Gansu placing emphasis on economy
A view of Lanzhou, capital of Gansu province, from the city's White Pagoda Mountain Park. The Zhongshan Bridge, dubbed the "first bridge on the Yellow River", sits in the middle. [Ma Jian/for China Daily]
Northwest China's Gansu province has made great progress in its economic development and social benefits, and provincial authorities have ambitious plans to build it into a stronger economy in the next five years.
During the 13th Five-Year Plan period (2016-20), Gansu maintained rather stable economic growth. Its GDP rose to 901.7 billion yuan ($141 billion) last year－up from 655.7 billion in 2015, an average annual increase of 5.5 percent, according to the province's work report released in late January.
Great changes in the province's economic and social outlook have occurred since the 18th Communist Party of China's National Congress in 2012, said Yin Hong, Party chief of Gansu.
"The province has completely removed its poverty label, with 5.52 million people having shaken off poverty, and their per capita disposable income has seen an annual growth of 19.8 percent. We have eliminated absolute poverty," he said.
Gansu achieved an optimized economy and victory over poverty because of the government's efforts. To help formerly impoverished people enjoy a higher quality of life, the province has invested about 83.7 billion yuan over the past five years－with an annual increase of 24.5 percent－in efforts such as getting school dropouts to return to campuses and renovating dilapidated houses.
Village residents are all covered under the province's healthcare plan, and nearly 499,000 formerly impoverished people have been relocated thanks to the government's financial investment.
Yin said that with all the formerly impoverished residents in rural areas being lifted out of poverty, Gansu will focus on rural vitalization and speeding up the modernization of agriculture during the 14th Five-Year Plan period (2021-25).
He said one of the province's long-term goals is to carry out its campaign to establish a modern system of production and management for agricultural development.
The campaign, launched in April, aims to raise the output value of the province's agricultural industry to 545.2 billion yuan in 2023 from the current 324 billion yuan, a growth target of 68.3 percent.
"We will also prioritize stabilizing and increasing people's incomes in rural areas by helping them land jobs and giving them policy support," Yin said. "It's vital to give them help, whether it be financially or through policy, to prevent them from returning to poverty."
In addition, rural vitalization is key to the province's work this year as it aims to develop high-quality and efficient agricultural industries and help farmers earn a better living, he said.
The province will channel resources to renovate wasteland and alkaline land. It will transform about 2,300 square kilometers of such lands into high-quality farmland this year and produce about 12 billion kilograms of grain, securing food safety, according to the province's work report.

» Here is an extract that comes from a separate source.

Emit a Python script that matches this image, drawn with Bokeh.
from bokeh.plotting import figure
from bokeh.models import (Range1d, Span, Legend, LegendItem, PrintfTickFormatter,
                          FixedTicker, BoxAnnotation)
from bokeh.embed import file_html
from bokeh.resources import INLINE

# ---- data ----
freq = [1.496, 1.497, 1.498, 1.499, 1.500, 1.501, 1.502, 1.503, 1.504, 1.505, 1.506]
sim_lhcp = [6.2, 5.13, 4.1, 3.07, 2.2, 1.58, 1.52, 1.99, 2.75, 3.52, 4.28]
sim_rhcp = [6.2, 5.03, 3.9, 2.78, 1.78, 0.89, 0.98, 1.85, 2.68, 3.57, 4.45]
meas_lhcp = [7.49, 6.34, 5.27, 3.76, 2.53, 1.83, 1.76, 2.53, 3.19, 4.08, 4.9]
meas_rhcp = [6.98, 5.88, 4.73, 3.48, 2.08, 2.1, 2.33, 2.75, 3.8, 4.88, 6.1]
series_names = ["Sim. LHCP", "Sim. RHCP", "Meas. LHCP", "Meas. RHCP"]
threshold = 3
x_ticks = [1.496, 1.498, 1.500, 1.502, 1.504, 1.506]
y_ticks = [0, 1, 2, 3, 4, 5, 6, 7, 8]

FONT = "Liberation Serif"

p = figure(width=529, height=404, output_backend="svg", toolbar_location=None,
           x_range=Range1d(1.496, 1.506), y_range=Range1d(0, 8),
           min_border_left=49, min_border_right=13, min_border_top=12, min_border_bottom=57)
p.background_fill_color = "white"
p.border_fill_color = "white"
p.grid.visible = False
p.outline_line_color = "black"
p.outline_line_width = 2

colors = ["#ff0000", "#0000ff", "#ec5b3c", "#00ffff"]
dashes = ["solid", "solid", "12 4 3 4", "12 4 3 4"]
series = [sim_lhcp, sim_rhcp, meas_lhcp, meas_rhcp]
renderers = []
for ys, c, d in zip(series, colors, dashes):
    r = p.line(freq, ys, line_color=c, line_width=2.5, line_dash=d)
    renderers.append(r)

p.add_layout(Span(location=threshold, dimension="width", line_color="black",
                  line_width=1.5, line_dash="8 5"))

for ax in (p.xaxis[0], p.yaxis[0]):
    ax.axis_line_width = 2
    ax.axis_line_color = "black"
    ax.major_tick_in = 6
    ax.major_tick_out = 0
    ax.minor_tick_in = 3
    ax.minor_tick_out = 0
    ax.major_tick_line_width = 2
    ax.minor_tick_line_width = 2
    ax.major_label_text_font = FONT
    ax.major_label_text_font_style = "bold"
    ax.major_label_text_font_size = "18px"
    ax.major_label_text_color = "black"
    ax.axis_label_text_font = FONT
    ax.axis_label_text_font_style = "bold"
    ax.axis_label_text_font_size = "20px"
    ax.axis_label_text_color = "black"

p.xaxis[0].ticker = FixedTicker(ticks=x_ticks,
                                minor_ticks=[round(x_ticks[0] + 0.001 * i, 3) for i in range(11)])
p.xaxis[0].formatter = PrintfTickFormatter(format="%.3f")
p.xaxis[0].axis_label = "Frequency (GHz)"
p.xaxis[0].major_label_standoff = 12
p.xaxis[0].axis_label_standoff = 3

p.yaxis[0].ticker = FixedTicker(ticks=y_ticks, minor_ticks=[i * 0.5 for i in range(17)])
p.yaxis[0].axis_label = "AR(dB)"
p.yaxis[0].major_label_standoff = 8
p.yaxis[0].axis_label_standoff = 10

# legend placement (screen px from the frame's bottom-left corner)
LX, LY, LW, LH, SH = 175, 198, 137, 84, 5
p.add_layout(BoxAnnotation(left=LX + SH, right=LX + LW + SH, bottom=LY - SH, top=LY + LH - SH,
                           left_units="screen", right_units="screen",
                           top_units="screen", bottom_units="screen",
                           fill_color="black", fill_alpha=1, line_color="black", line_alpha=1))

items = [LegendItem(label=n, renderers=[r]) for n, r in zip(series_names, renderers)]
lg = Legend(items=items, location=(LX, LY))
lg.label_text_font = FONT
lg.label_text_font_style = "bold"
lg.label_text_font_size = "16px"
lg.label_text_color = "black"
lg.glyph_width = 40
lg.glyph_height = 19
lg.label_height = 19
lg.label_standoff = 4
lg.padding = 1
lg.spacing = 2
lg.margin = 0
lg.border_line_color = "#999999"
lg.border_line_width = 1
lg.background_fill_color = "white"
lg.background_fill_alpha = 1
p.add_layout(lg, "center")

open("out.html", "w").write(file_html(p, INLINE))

Gansu has also made caring for its ecological environment a priority in recent years.
For example, Qilian Mountains, once damaged by improper mining, has recovered its beauty because of the province's campaign to improve the environment.

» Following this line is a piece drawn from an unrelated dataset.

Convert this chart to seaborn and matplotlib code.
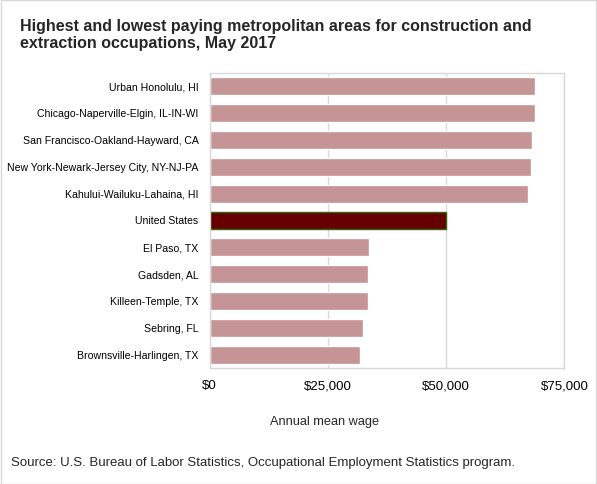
import matplotlib
matplotlib.use('Agg')
import matplotlib.pyplot as plt
import pandas as pd
import seaborn as sns
from matplotlib.ticker import FuncFormatter

# data
areas = ['Urban Honolulu, HI',
         'Chicago-Naperville-Elgin, IL-IN-WI',
         'San Francisco-Oakland-Hayward, CA',
         'New York-Newark-Jersey City, NY-NJ-PA',
         'Kahului-Wailuku-Lahaina, HI',
         'United States',
         'El Paso, TX',
         'Gadsden, AL',
         'Killeen-Temple, TX',
         'Sebring, FL',
         'Brownsville-Harlingen, TX',
         ]
wages = [68800, 68800, 68170, 67960, 67320, 49920,
         33690, 33480, 33480, 32420, 31790]
x_ticks = [0, 25000, 50000, 75000]

df = pd.DataFrame({'area': areas, 'wage': wages})
bar_colors = ['#660000' if a == 'United States' else '#C59494' for a in areas]

sns.set_theme(style='white')
plt.rcParams['font.family'] = ['Liberation Sans', 'DejaVu Sans']

fig = plt.figure(figsize=(5.97, 4.84), dpi=100)
ax = fig.add_axes([0.3513, 0.2397, 0.594, 0.6095])

sns.barplot(data=df, x='wage', y='area', hue='area', palette=bar_colors,
            legend=False, width=0.667, saturation=1, ax=ax)

# green outline around the national bar
for patch, a in zip(ax.patches, areas):
    if a == 'United States':
        patch.set_edgecolor('#336600')
        patch.set_linewidth(1.0)

ax.set_xlim(0, 75000)
ax.set_xticks(x_ticks)
ax.xaxis.set_major_formatter(FuncFormatter(lambda v, p: '${:,.0f}'.format(v)))
ax.grid(axis='x', color='#D9D9D9', linewidth=1)
ax.set_axisbelow(True)
for s in ax.spines.values():
    s.set_color('#D9D9D9')
    s.set_linewidth(1)
ax.tick_params(axis='both', length=0, colors='black')
ax.tick_params(axis='x', pad=9, labelsize=9.5)
ax.tick_params(axis='y', pad=8, labelsize=7.6)
ax.set_ylabel('')
ax.set_xlabel('Annual mean wage', fontsize=9.2)
ax.xaxis.set_label_coords(0.325, -0.183)
ax.xaxis.label.set_va('center')

fig.text(0.0335, 0.96,
         'Highest and lowest paying metropolitan areas for construction and\n'
         'extraction occupations, May 2017',
         fontsize=11.5, fontweight='bold', va='top', ha='left', linespacing=1.1)
fig.text(0.018, 0.0435,
         'Source: U.S. Bureau of Labor Statistics, Occupational Employment Statistics program.',
         fontsize=9.5, va='center', ha='left')

# light grey frame round the whole figure
fig.patches.append(plt.Rectangle((0.001, 0.001), 0.998, 0.998,
                                 transform=fig.transFigure, fill=False,
                                 edgecolor='#D9D9D9', linewidth=1))

fig.savefig('out.png', dpi=100)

About 144 mines at the mountain reserve have been closed, and 25 tourism-related projects were improved. Moreover, herdsmen and farmers at the reserve's core zone were relocated to reduce damage caused by human activities.
Meanwhile, Gansu has lofty aspirations to build itself into a place that is more livable, with a stronger economy and better social benefits.
The province will focus on high technology development, rural vitalization and public service this year, the first of the 14th Five-Year Plan period.
It has set a GDP growth target of 6.5 percent this year, as well as a relatively low unemployment rate－about 6 percent－to secure a healthy and stable social environment, according to the work report.
To help unleash the province's potential in economic growth, Yin has emphasized streamlining administrative procedures, thus offering a better business environment for company operators.
Yin said that the business environment reflects the province's comprehensive capabilities, which are key in vitalizing the market.
He said that to build an open business environment, it's important to reduce administrative procedures while enhancing official supervision.
He also required the establishment of a mechanism to make official information more available to the public, improving people's lives and facilitating business operations.
In regard to long-term development over the 14th Five-Year Plan, it will focus on producing a batch of high technology companies to make innovation the new driver of the province's future growth.
For example, it will implement more friendly policies to attract talent and produce about 10 more key high-tech companies whose total revenue is expected to exceed 5 billion yuan per year over the period.
Some infrastructure construction campaigns involving highways, air routes and roads connecting rural areas will be carried out. Further, the province will make ecological philosophy a priority in its economic development by adding green industries.
Enhancing social benefits is also vital to the province's development over the plan period.
"Gansu so far has entered a new era of building a socialist China, and we will carry out our campaign focused on high-quality development. We will pay more attention to environmental protection and systematic management of the province to improve people's quality of life and build the province into a livable and affluent place," Yin said.